Copy exactly the lines from the beginning of the data down to and including the line holding "1-451/506, (712-77)/726, (451-24)/506])", without any pictures.

> **Source material**
—————

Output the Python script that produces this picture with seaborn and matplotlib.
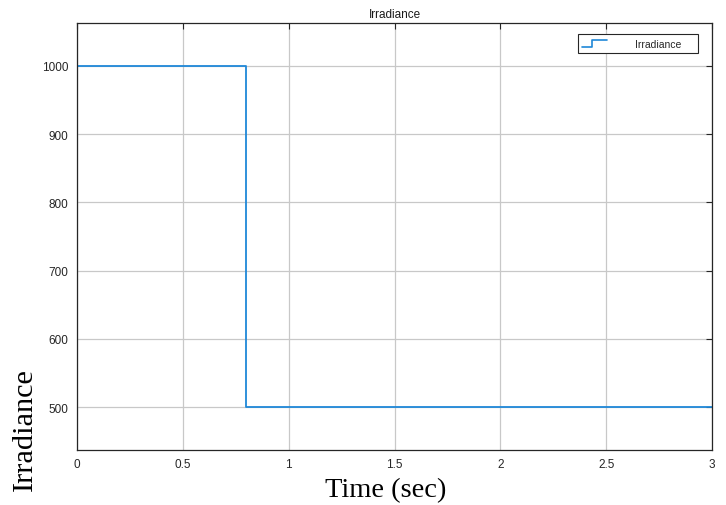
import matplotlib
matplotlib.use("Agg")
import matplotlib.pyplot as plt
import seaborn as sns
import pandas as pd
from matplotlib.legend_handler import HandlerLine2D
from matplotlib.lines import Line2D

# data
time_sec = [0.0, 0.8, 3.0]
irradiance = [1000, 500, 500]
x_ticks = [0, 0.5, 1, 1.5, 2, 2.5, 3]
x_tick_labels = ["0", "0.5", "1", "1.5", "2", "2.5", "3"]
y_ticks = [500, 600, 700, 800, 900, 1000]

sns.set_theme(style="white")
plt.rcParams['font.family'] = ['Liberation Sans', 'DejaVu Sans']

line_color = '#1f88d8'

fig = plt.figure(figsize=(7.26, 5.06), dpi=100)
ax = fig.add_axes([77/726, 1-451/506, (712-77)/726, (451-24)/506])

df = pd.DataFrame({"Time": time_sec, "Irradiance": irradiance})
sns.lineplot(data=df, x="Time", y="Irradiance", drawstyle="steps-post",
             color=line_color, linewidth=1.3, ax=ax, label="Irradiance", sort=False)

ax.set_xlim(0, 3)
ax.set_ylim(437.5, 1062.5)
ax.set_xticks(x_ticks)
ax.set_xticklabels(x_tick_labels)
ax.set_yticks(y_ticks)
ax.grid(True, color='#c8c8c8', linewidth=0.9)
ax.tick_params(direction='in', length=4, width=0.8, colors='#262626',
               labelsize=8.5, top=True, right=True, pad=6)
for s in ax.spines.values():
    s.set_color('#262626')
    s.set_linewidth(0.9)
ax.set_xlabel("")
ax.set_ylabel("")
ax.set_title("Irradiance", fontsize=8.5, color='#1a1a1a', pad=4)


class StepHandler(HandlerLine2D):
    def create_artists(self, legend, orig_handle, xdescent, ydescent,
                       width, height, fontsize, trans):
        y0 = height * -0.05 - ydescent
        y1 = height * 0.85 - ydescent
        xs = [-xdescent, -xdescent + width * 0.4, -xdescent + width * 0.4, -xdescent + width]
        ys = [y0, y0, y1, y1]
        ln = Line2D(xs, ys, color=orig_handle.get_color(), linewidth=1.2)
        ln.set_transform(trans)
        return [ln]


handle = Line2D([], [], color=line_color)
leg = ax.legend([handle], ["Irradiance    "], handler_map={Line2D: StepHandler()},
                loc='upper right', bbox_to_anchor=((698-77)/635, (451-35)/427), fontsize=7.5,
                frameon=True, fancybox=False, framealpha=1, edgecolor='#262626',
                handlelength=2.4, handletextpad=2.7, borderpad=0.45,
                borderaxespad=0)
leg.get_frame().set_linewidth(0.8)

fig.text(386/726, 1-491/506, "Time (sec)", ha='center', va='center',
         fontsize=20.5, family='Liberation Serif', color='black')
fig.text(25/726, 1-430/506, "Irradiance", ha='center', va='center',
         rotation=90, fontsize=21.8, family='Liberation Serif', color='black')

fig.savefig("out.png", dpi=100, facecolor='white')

—————

> **Right answer**
Output the Python script that produces this picture with seaborn and matplotlib.
import matplotlib
matplotlib.use("Agg")
import matplotlib.pyplot as plt
import seaborn as sns
import pandas as pd
from matplotlib.legend_handler import HandlerLine2D
from matplotlib.lines import Line2D

# data
time_sec = [0.0, 0.8, 3.0]
irradiance = [1000, 500, 500]
x_ticks = [0, 0.5, 1, 1.5, 2, 2.5, 3]
x_tick_labels = ["0", "0.5", "1", "1.5", "2", "2.5", "3"]
y_ticks = [500, 600, 700, 800, 900, 1000]

sns.set_theme(style="white")
plt.rcParams['font.family'] = ['Liberation Sans', 'DejaVu Sans']

line_color = '#1f88d8'

fig = plt.figure(figsize=(7.26, 5.06), dpi=100)
ax = fig.add_axes([77/726, 1-451/506, (712-77)/726, (451-24)/506])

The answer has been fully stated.